======== Data block ========

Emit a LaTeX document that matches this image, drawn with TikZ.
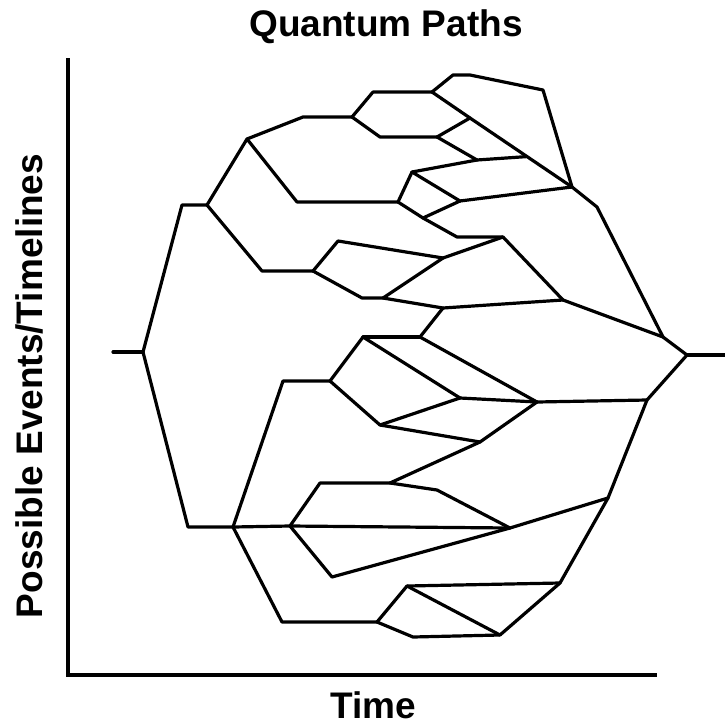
\documentclass[tikz,border=0pt]{standalone}
\usepackage{fontspec}
\setmainfont{Liberation Sans}
\usetikzlibrary{calc}
\begin{document}
\begin{tikzpicture}[x=1pt,y=-1pt,
  path/.style={line width=3.2pt,line join=round,line cap=round},
  axis/.style={line width=3.6pt,line cap=rect},
  lbl/.style={font=\fontsize{37}{40}\selectfont\bfseries,inner sep=0pt}]
\useasboundingbox (0,0) rectangle (725,726);
% axes
\coordinate (ax0) at (68,60);
\coordinate (ax1) at (68,675);
\coordinate (ax2) at (655,675);
\draw[axis] (ax0) -- (ax1) -- (ax2);
\node[lbl,anchor=base] (title) at (386,36) {Quantum Paths};
\node[lbl,anchor=base] (xlab) at (373,718) {Time};
\node[lbl,anchor=base,rotate=90] (ylab) at (42,386) {Possible Events/Timelines};
% coordinates
\coordinate (s0) at (113,352);
\coordinate (a0) at (143,352);
\coordinate (a1) at (182,205);
\coordinate (a2) at (207,205);
\coordinate (b1) at (247,139);
\coordinate (b1a) at (303,117);
\coordinate (b2) at (352,117);
\coordinate (b3) at (373,92);
\coordinate (b4) at (432,92);
\coordinate (b5) at (453,75);
\coordinate (b5a) at (470,75);
\coordinate (b6) at (543,90);
\coordinate (c1) at (380,137);
\coordinate (c2) at (437,137);
\coordinate (m1) at (470,118);
\coordinate (m2) at (477,160);
\coordinate (M) at (572,187);
\coordinate (m2e) at ($(m1)!0.559!(M)$);
\coordinate (M1) at (597,207);
\coordinate (F) at (663,337);
\coordinate (E) at (687,355);
\coordinate (E2) at (725,355);
\coordinate (d1) at (297,202);
\coordinate (d2) at (398,202);
\coordinate (d3) at (412,172);
\coordinate (d4) at (423,218);
\coordinate (m3) at (460,201);
\coordinate (d5) at (457,237);
\coordinate (m4) at (503,237);
\coordinate (m5) at (563,300);
\coordinate (e1) at (262,271);
\coordinate (e2) at (313,271);
\coordinate (e3) at (338,241);
\coordinate (m6) at (443,258);
\coordinate (e4) at (362,298);
\coordinate (e5) at (383,298);
\coordinate (m7) at (443,308);
\coordinate (g1) at (188,527);
\coordinate (g2) at (233,527);
\coordinate (h1) at (283,381);
\coordinate (h2) at (330,381);
\coordinate (h3) at (363,337);
\coordinate (h4) at (420,337);
\coordinate (m8) at (460,398);
\coordinate (m9) at (537,402);
\coordinate (h5) at (380,425);
\coordinate (m10) at (480,442);
\coordinate (G) at (647,400);
\coordinate (i1) at (290,526);
\coordinate (i2) at (320,483);
\coordinate (i3) at (390,483);
\coordinate (i4) at (437,490);
\coordinate (m11) at (510,528);
\coordinate (i5) at (332,577);
\coordinate (m12) at (608,498);
\coordinate (j1) at (282,622);
\coordinate (j2) at (377,622);
\coordinate (j3) at (407,586);
\coordinate (j4) at (413,637);
\coordinate (m13) at (500,635);
\coordinate (m14) at (560,583);
% upper half
\draw[path] (s0) -- (a0);
\draw[path] (a0) -- (a1) -- (a2);
\draw[path] (a2) -- (b1) -- (b1a) -- (b2);
\draw[path] (b2) -- (b3) -- (b4);
\draw[path] (b4) -- (b5) -- (b5a) -- (b6) -- (M);
\draw[path] (b4) -- (m1);
\draw[path] (b2) -- (c1) -- (c2);
\draw[path] (c2) -- (m1);
\draw[path] (c2) -- (m2);
\draw[path] (m1) -- (M);
\draw[path] (m2) -- (m2e);
\draw[path] (b1) -- (d1) -- (d2);
\draw[path] (d2) -- (d3);
\draw[path] (d2) -- (d4);
\draw[path] (d3) -- (m2);
\draw[path] (d3) -- (m3);
\draw[path] (d4) -- (m3);
\draw[path] (d4) -- (d5) -- (m4);
\draw[path] (m3) -- (M);
\draw[path] (M) -- (M1) -- (F);
\draw[path] (a2) -- (e1) -- (e2);
\draw[path] (e2) -- (e3) -- (m6);
\draw[path] (e2) -- (e4) -- (e5);
\draw[path] (e5) -- (m6);
\draw[path] (e5) -- (m7);
\draw[path] (m6) -- (m4);
\draw[path] (m4) -- (m5);
\draw[path] (h4) -- (m7);
\draw[path] (m7) -- (m5);
\draw[path] (m5) -- (F);
\draw[path] (F) -- (E);
\draw[path] (E) -- (E2);
% lower half
\draw[path] (a0) -- (g1) -- (g2);
\draw[path] (g2) -- (h1) -- (h2);
\draw[path] (h2) -- (h3);
\draw[path] (h2) -- (h5);
\draw[path] (h3) -- (h4);
\draw[path] (h3) -- (m8);
\draw[path] (h4) -- (m9);
\draw[path] (h5) -- (m8);
\draw[path] (h5) -- (m10);
\draw[path] (m8) -- (m9);
\draw[path] (m10) -- (m9);
\draw[path] (m9) -- (G);
\draw[path] (G) -- (E);
\draw[path] (g2) -- (i1);
\draw[path] (i1) -- (i2) -- (i3);
\draw[path] (i3) -- (m10);
\draw[path] (i3) -- (i4) -- (m11);
\draw[path] (i1) -- (m11);
\draw[path] (i1) -- (i5) -- (m11);
\draw[path] (m11) -- (m12);
\draw[path] (m12) -- (G);
\draw[path] (g2) -- (j1) -- (j2);
\draw[path] (j2) -- (j3);
\draw[path] (j2) -- (j4) -- (m13);
\draw[path] (j3) -- (m14);
\draw[path] (j3) -- (m13);
\draw[path] (m13) -- (m14);
\draw[path] (m14) -- (m12);
\end{tikzpicture}
\end{document}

========

Aim of the task – Every line of the data above should be quoted exactly. Omit the pictures.

Solved problem –
Emit a LaTeX document that matches this image, drawn with TikZ.
\documentclass[tikz,border=0pt]{standalone}
\usepackage{fontspec}
\setmainfont{Liberation Sans}
\usetikzlibrary{calc}
\begin{document}
\begin{tikzpicture}[x=1pt,y=-1pt,
  path/.style={line width=3.2pt,line join=round,line cap=round},
  axis/.style={line width=3.6pt,line cap=rect},
  lbl/.style={font=\fontsize{37}{40}\selectfont\bfseries,inner sep=0pt}]
\useasboundingbox (0,0) rectangle (725,726);
% axes
\coordinate (ax0) at (68,60);
\coordinate (ax1) at (68,675);
\coordinate (ax2) at (655,675);
\draw[axis] (ax0) -- (ax1) -- (ax2);
\node[lbl,anchor=base] (title) at (386,36) {Quantum Paths};
\node[lbl,anchor=base] (xlab) at (373,718) {Time};
\node[lbl,anchor=base,rotate=90] (ylab) at (42,386) {Possible Events/Timelines};
% coordinates
\coordinate (s0) at (113,352);
\coordinate (a0) at (143,352);
\coordinate (a1) at (182,205);
\coordinate (a2) at (207,205);
\coordinate (b1) at (247,139);
\coordinate (b1a) at (303,117);
\coordinate (b2) at (352,117);
\coordinate (b3) at (373,92);
\coordinate (b4) at (432,92);
\coordinate (b5) at (453,75);
\coordinate (b5a) at (470,75);
\coordinate (b6) at (543,90);
\coordinate (c1) at (380,137);
\coordinate (c2) at (437,137);
\coordinate (m1) at (470,118);
\coordinate (m2) at (477,160);
\coordinate (M) at (572,187);
\coordinate (m2e) at ($(m1)!0.559!(M)$);
\coordinate (M1) at (597,207);
\coordinate (F) at (663,337);
\coordinate (E) at (687,355);
\coordinate (E2) at (725,355);
\coordinate (d1) at (297,202);
\coordinate (d2) at (398,202);
\coordinate (d3) at (412,172);
\coordinate (d4) at (423,218);
\coordinate (m3) at (460,201);
\coordinate (d5) at (457,237);
\coordinate (m4) at (503,237);
\coordinate (m5) at (563,300);
\coordinate (e1) at (262,271);
\coordinate (e2) at (313,271);
\coordinate (e3) at (338,241);
\coordinate (m6) at (443,258);
\coordinate (e4) at (362,298);
\coordinate (e5) at (383,298);
\coordinate (m7) at (443,308);
\coordinate (g1) at (188,527);
\coordinate (g2) at (233,527);
\coordinate (h1) at (283,381);
\coordinate (h2) at (330,381);
\coordinate (h3) at (363,337);
\coordinate (h4) at (420,337);
\coordinate (m8) at (460,398);
\coordinate (m9) at (537,402);
\coordinate (h5) at (380,425);
\coordinate (m10) at (480,442);
\coordinate (G) at (647,400);
\coordinate (i1) at (290,526);
\coordinate (i2) at (320,483);
\coordinate (i3) at (390,483);
\coordinate (i4) at (437,490);
\coordinate (m11) at (510,528);
\coordinate (i5) at (332,577);
\coordinate (m12) at (608,498);
\coordinate (j1) at (282,622);
\coordinate (j2) at (377,622);
\coordinate (j3) at (407,586);
\coordinate (j4) at (413,637);
\coordinate (m13) at (500,635);
\coordinate (m14) at (560,583);
% upper half
\draw[path] (s0) -- (a0);
\draw[path] (a0) -- (a1) -- (a2);
\draw[path] (a2) -- (b1) -- (b1a) -- (b2);
\draw[path] (b2) -- (b3) -- (b4);
\draw[path] (b4) -- (b5) -- (b5a) -- (b6) -- (M);
\draw[path] (b4) -- (m1);
\draw[path] (b2) -- (c1) -- (c2);
\draw[path] (c2) -- (m1);
\draw[path] (c2) -- (m2);
\draw[path] (m1) -- (M);
\draw[path] (m2) -- (m2e);
\draw[path] (b1) -- (d1) -- (d2);
\draw[path] (d2) -- (d3);
\draw[path] (d2) -- (d4);
\draw[path] (d3) -- (m2);
\draw[path] (d3) -- (m3);
\draw[path] (d4) -- (m3);
\draw[path] (d4) -- (d5) -- (m4);
\draw[path] (m3) -- (M);
\draw[path] (M) -- (M1) -- (F);
\draw[path] (a2) -- (e1) -- (e2);
\draw[path] (e2) -- (e3) -- (m6);
\draw[path] (e2) -- (e4) -- (e5);
\draw[path] (e5) -- (m6);
\draw[path] (e5) -- (m7);
\draw[path] (m6) -- (m4);
\draw[path] (m4) -- (m5);
\draw[path] (h4) -- (m7);
\draw[path] (m7) -- (m5);
\draw[path] (m5) -- (F);
\draw[path] (F) -- (E);
\draw[path] (E) -- (E2);
% lower half
\draw[path] (a0) -- (g1) -- (g2);
\draw[path] (g2) -- (h1) -- (h2);
\draw[path] (h2) -- (h3);
\draw[path] (h2) -- (h5);
\draw[path] (h3) -- (h4);
\draw[path] (h3) -- (m8);
\draw[path] (h4) -- (m9);
\draw[path] (h5) -- (m8);
\draw[path] (h5) -- (m10);
\draw[path] (m8) -- (m9);
\draw[path] (m10) -- (m9);
\draw[path] (m9) -- (G);
\draw[path] (G) -- (E);
\draw[path] (g2) -- (i1);
\draw[path] (i1) -- (i2) -- (i3);
\draw[path] (i3) -- (m10);
\draw[path] (i3) -- (i4) -- (m11);
\draw[path] (i1) -- (m11);
\draw[path] (i1) -- (i5) -- (m11);
\draw[path] (m11) -- (m12);
\draw[path] (m12) -- (G);
\draw[path] (g2) -- (j1) -- (j2);
\draw[path] (j2) -- (j3);
\draw[path] (j2) -- (j4) -- (m13);
\draw[path] (j3) -- (m14);
\draw[path] (j3) -- (m13);
\draw[path] (m13) -- (m14);
\draw[path] (m14) -- (m12);
\end{tikzpicture}
\end{document}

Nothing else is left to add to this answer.